### Description of the task
From the entries below, say how many lines carry the word "Python", and give nothing but the number.

### Record extracts
* * *

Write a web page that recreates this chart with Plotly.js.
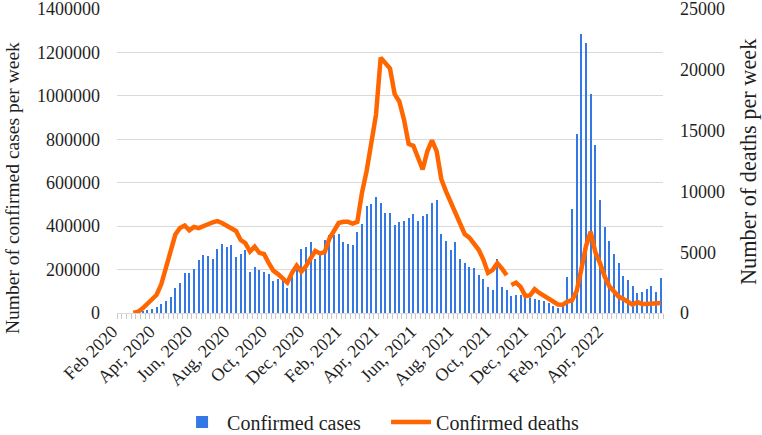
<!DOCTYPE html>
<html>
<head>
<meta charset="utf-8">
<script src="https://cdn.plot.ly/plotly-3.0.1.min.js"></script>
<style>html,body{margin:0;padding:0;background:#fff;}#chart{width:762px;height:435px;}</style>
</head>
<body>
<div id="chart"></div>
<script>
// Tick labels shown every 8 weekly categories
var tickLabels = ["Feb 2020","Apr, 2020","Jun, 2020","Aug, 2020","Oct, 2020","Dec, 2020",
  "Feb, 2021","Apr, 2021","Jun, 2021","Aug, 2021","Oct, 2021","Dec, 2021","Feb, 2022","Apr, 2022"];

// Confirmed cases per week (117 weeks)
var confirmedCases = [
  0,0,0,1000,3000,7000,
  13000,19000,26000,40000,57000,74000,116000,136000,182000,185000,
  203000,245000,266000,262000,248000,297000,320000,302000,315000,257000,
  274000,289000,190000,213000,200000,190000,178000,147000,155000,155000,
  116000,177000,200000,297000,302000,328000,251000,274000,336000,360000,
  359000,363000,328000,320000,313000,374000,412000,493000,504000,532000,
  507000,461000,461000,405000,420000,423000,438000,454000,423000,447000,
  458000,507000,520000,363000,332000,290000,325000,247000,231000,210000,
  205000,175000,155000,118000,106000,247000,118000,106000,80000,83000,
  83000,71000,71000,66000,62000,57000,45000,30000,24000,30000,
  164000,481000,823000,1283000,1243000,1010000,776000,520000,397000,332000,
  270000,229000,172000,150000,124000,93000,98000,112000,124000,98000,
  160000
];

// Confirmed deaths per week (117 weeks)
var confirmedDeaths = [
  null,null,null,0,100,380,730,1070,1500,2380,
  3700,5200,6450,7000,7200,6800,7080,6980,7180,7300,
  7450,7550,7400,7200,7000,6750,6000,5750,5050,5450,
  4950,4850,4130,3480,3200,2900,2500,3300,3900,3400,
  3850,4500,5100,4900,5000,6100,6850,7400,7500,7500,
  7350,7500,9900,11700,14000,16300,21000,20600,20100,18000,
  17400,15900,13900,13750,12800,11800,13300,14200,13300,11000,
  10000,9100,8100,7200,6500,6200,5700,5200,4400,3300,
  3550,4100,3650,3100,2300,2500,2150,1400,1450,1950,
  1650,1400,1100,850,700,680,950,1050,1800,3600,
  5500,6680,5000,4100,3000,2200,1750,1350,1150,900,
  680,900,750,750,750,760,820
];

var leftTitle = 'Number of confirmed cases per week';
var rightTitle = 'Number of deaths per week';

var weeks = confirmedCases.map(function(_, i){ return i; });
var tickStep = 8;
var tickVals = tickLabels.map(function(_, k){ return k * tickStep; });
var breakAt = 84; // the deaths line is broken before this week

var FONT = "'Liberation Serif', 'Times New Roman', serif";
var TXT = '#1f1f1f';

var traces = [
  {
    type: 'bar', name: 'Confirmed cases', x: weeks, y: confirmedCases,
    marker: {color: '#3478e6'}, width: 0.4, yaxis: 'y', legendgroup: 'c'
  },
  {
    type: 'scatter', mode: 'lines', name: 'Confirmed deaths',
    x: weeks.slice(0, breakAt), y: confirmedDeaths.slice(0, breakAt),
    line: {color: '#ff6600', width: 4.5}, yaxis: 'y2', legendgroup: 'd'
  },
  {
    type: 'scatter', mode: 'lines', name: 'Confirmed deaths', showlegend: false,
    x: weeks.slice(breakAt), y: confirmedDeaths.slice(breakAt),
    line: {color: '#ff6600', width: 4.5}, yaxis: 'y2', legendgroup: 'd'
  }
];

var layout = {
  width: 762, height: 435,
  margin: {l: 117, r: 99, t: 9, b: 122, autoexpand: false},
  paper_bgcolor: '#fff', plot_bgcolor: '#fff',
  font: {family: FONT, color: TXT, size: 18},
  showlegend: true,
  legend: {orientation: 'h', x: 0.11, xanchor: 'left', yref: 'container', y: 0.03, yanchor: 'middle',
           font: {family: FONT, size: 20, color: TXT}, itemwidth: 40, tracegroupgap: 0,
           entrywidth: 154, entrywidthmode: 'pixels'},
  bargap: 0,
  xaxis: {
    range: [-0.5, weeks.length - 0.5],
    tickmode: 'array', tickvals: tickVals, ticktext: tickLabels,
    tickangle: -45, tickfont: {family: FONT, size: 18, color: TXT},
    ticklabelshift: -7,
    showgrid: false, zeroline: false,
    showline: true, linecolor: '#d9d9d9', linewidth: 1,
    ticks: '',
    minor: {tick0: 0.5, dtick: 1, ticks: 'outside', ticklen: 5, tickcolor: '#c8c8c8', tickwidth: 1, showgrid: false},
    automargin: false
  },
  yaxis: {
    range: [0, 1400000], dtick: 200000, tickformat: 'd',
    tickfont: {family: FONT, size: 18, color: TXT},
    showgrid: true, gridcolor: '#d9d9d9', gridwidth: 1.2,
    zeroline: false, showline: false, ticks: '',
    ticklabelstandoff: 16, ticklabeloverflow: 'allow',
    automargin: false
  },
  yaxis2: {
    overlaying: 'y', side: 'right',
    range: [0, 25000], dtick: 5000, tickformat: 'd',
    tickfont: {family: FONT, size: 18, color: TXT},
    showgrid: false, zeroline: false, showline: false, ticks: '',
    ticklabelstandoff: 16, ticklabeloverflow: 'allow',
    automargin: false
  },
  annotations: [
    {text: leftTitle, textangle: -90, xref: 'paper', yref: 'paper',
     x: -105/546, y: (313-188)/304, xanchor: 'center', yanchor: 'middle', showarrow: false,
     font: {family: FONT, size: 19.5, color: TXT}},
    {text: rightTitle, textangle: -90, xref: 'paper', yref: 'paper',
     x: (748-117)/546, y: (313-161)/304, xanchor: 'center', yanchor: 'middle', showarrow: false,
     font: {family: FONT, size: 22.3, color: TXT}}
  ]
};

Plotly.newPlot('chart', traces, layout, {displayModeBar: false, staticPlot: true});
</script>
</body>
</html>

* * *

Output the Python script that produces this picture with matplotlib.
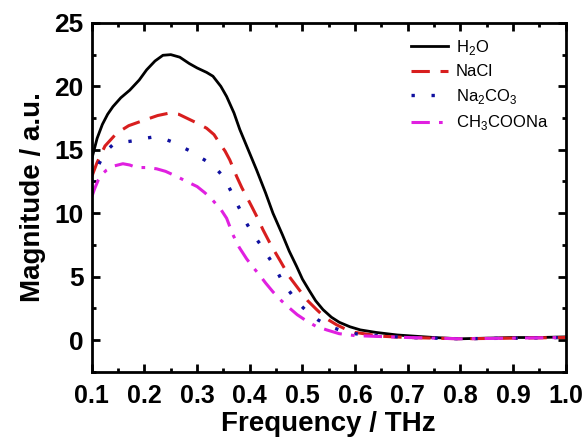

* * *

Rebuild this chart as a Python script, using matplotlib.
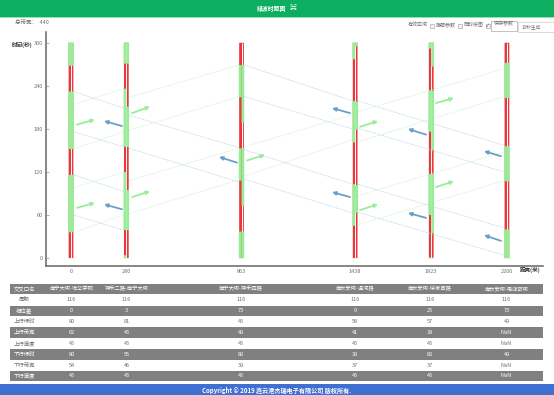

* * *

### The reply
2